Everything from the first line down to the line containing "const totalValue = '$440,885';" is to be retyped exactly, both ends included, with pictures left out.

### [SUPPLIED INFORMATION]
## Begin

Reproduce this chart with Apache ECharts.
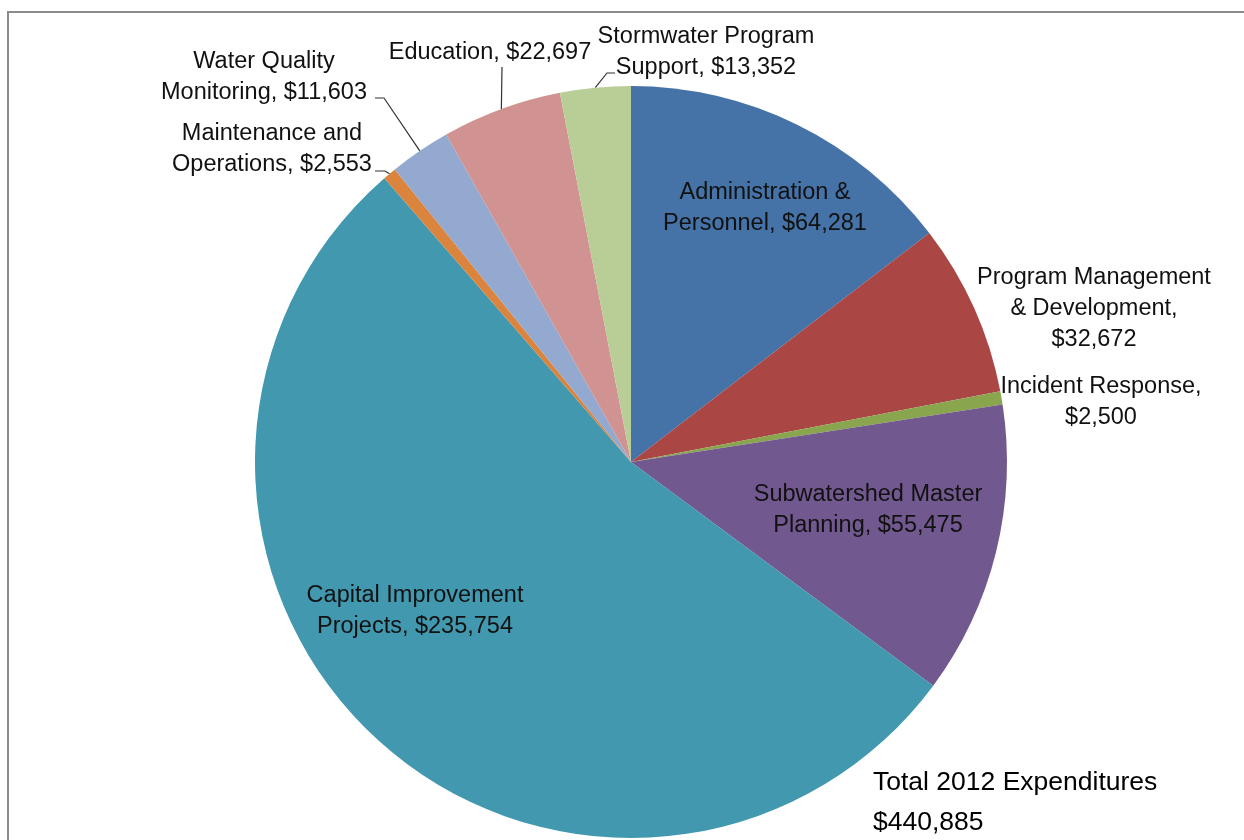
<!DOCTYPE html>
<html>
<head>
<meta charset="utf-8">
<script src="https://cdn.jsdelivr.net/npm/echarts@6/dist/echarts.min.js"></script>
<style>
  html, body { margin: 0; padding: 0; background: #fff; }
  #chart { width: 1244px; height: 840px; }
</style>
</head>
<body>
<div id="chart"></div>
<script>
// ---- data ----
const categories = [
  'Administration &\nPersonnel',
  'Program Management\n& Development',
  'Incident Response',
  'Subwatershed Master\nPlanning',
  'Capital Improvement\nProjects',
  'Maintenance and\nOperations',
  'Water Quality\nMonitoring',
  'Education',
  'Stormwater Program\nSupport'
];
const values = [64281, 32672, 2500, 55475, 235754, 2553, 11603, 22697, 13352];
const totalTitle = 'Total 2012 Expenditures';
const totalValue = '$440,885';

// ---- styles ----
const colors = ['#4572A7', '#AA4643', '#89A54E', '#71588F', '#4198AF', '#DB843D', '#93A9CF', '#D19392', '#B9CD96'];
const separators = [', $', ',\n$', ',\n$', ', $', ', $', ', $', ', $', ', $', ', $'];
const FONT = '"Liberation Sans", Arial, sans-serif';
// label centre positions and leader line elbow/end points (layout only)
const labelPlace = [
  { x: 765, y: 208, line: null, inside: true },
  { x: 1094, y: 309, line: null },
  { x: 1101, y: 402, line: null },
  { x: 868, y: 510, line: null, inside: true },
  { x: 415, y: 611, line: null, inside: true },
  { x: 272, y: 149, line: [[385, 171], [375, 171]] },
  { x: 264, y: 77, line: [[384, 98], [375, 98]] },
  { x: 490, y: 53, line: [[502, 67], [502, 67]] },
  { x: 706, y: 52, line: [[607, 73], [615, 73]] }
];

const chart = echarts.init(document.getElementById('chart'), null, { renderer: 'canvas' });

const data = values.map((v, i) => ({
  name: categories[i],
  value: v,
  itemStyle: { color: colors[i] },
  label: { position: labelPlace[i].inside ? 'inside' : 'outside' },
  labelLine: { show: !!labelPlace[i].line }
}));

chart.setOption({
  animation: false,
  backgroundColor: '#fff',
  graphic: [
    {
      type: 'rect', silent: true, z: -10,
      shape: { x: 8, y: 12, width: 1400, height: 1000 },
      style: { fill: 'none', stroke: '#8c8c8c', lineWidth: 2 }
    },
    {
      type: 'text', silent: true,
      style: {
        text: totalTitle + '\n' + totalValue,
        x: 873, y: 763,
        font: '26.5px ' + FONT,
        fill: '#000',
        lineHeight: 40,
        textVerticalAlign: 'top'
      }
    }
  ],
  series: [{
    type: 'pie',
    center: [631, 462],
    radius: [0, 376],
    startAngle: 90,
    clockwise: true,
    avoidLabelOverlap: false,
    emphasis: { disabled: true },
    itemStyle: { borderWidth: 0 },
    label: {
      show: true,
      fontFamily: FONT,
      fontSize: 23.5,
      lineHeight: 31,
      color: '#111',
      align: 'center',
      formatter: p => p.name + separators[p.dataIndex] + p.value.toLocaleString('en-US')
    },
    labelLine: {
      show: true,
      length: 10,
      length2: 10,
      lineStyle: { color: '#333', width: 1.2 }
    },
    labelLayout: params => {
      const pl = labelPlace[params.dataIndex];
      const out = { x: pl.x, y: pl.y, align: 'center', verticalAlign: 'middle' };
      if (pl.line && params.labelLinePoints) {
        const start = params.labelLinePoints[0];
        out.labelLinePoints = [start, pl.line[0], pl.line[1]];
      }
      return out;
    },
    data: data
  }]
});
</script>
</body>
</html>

## End

### [THE RESULT]
Reproduce this chart with Apache ECharts.
<!DOCTYPE html>
<html>
<head>
<meta charset="utf-8">
<script src="https://cdn.jsdelivr.net/npm/echarts@6/dist/echarts.min.js"></script>
<style>
  html, body { margin: 0; padding: 0; background: #fff; }
  #chart { width: 1244px; height: 840px; }
</style>
</head>
<body>
<div id="chart"></div>
<script>
// ---- data ----
const categories = [
  'Administration &\nPersonnel',
  'Program Management\n& Development',
  'Incident Response',
  'Subwatershed Master\nPlanning',
  'Capital Improvement\nProjects',
  'Maintenance and\nOperations',
  'Water Quality\nMonitoring',
  'Education',
  'Stormwater Program\nSupport'
];
const values = [64281, 32672, 2500, 55475, 235754, 2553, 11603, 22697, 13352];
const totalTitle = 'Total 2012 Expenditures';
const totalValue = '$440,885';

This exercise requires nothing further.